Abby Hine

Towards better fish conservation

I have a great passion for wildlife and conservation.. From a young age I have been drawn to the ocean and its inhabitants, snorkelling before I could swim and exploring this ‘new world’. Throughout the years I have been fortunate enough to snorkel and dive in a range of ecosystems, encountering a vast array of species. This has fuelled my desire to study marine organisms and ensure their survival in times of increased human disturbance. My research “super power”: I have a passion to use science to make better-designed marine reserves; I’m also easily super excited.
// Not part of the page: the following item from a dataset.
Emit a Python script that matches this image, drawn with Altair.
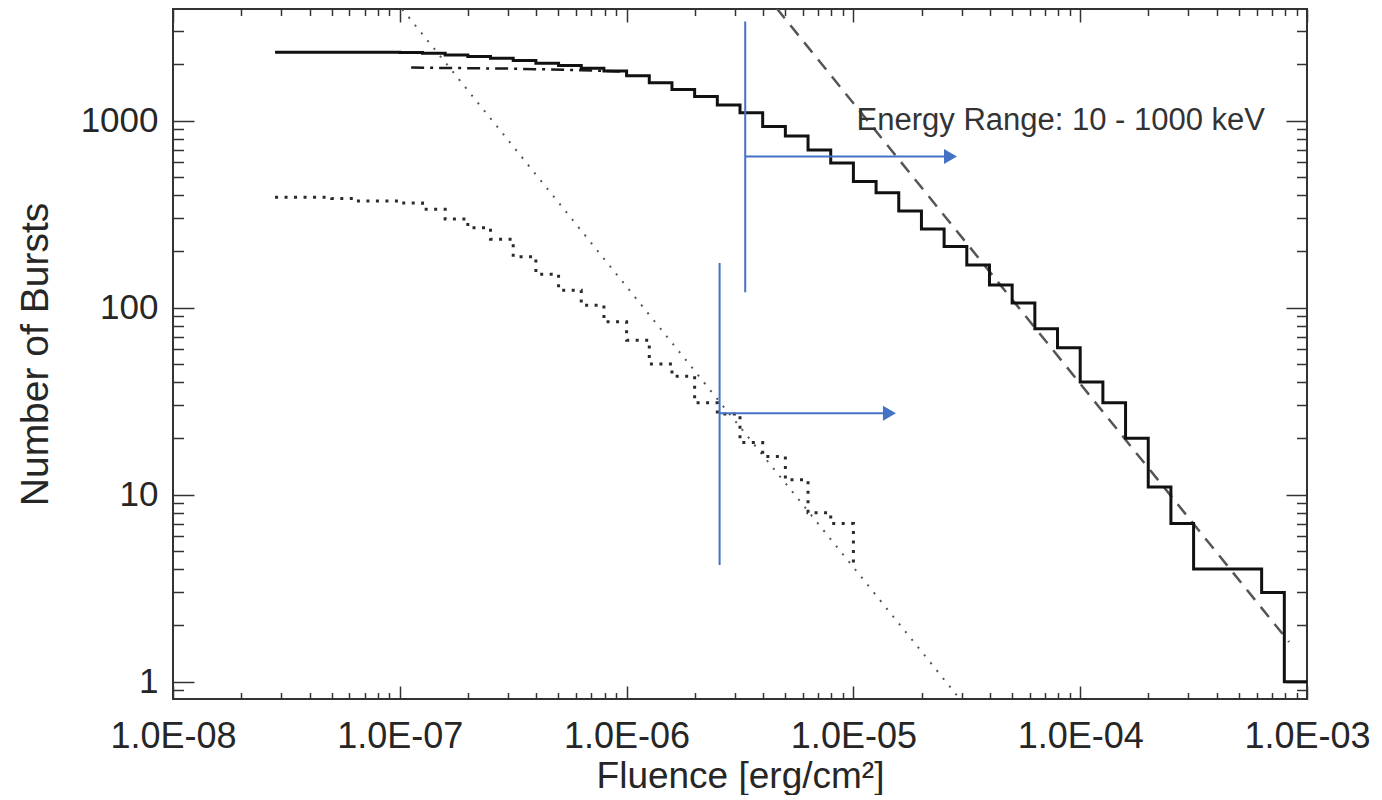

It seems a trivial observation that “fish are not everywhere”. Yet, despite considerable research effort, we still don’t know exactly why that is the case. In other words – we don’t know what forces are at play to make “fish maps”; I have started to solve this puzzle.

During my undergraduate studies towards the Bachelor of Animal Ecology I undertook a number of smaller projects that examined how fishes in estuaries respond to changes in the type of habitat and how that habitat sits within the broader landscape (referred to as ‘seascape context’).

Now during my Honours project, I am taking this one step further, investigating how functional diversity, the diversity of traits within a population, varies with three main factors: 1.) “ecosystem type” (aka what habitat fishes are in); 2.) the “seascape context” (aka where those habitats sit in the broader coastal setting); and 3.) “conservation status” (aka whether habitats occur inside or outside of marine protected areas). Surprisingly, this is the first study of its kind globally, which makes me very optimistic that it can be useful for conservation. In particular, once we know which habitat in which location gives us the best return for our conservation investment, we can make better decisions on how to invest in the future.